| WHAT YOU SHOULD DO |
The listing below begins with the first line you should copy; stop after the line containing "import plotly.graph_objects as go", and drop every picture.

| SUPPLIED MATERIAL |
┌──
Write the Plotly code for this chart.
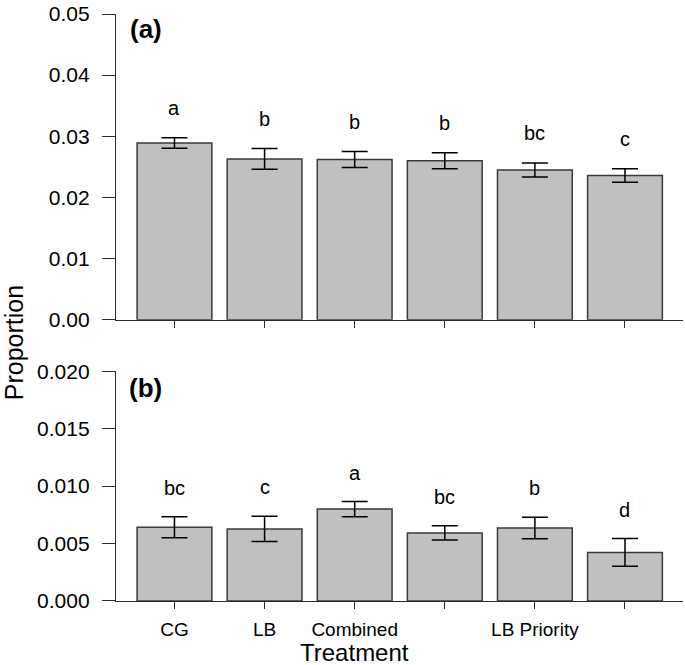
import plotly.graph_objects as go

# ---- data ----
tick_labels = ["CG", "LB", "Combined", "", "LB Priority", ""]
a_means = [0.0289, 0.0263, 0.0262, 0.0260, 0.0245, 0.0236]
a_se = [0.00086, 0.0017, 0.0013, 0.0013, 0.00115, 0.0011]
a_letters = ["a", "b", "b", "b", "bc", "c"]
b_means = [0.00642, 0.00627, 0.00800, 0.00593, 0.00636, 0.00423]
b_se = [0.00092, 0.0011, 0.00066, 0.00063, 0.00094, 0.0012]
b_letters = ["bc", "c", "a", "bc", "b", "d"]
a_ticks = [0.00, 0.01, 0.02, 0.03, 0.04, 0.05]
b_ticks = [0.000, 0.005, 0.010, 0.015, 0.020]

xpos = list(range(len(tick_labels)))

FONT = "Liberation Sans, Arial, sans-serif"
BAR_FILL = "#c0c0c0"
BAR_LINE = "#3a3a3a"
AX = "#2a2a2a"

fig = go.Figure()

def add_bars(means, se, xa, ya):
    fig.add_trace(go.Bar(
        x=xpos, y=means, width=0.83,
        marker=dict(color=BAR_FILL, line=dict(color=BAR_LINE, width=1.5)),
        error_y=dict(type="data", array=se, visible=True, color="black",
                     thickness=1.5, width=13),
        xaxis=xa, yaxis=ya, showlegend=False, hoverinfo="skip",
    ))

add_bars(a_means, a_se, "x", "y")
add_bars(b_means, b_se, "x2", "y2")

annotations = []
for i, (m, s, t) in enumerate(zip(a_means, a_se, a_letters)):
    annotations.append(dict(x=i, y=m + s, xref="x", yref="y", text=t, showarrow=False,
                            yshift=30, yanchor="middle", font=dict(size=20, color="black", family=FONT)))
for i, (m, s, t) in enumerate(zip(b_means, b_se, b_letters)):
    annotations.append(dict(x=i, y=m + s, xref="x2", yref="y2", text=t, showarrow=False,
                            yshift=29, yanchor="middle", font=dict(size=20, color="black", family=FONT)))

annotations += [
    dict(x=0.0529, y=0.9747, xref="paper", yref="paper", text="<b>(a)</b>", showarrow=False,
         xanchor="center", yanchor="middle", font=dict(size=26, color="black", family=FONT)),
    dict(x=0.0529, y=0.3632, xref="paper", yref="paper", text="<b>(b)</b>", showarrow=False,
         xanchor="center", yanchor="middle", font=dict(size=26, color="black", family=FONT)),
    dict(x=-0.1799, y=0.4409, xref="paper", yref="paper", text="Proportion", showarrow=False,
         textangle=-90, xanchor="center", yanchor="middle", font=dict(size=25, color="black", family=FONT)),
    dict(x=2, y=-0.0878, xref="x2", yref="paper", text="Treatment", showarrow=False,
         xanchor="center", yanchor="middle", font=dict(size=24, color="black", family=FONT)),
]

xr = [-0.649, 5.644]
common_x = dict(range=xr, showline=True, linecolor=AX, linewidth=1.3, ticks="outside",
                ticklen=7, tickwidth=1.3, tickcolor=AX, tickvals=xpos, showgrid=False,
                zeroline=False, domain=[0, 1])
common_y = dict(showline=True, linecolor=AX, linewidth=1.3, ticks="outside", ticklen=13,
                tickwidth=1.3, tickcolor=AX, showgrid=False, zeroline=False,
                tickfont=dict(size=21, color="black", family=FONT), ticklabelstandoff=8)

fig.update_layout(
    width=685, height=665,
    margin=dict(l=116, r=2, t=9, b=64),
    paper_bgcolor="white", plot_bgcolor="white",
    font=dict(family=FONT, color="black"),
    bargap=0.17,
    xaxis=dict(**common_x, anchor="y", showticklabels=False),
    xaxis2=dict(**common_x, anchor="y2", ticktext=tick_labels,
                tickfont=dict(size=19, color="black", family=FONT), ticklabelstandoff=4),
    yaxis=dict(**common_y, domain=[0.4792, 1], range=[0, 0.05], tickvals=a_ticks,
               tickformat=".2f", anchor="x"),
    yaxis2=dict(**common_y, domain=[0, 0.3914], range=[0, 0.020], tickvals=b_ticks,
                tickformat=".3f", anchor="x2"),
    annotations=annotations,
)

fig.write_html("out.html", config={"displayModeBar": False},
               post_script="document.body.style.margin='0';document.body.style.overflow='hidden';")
└──
| TASK RESULT |
Write the Plotly code for this chart.
import plotly.graph_objects as go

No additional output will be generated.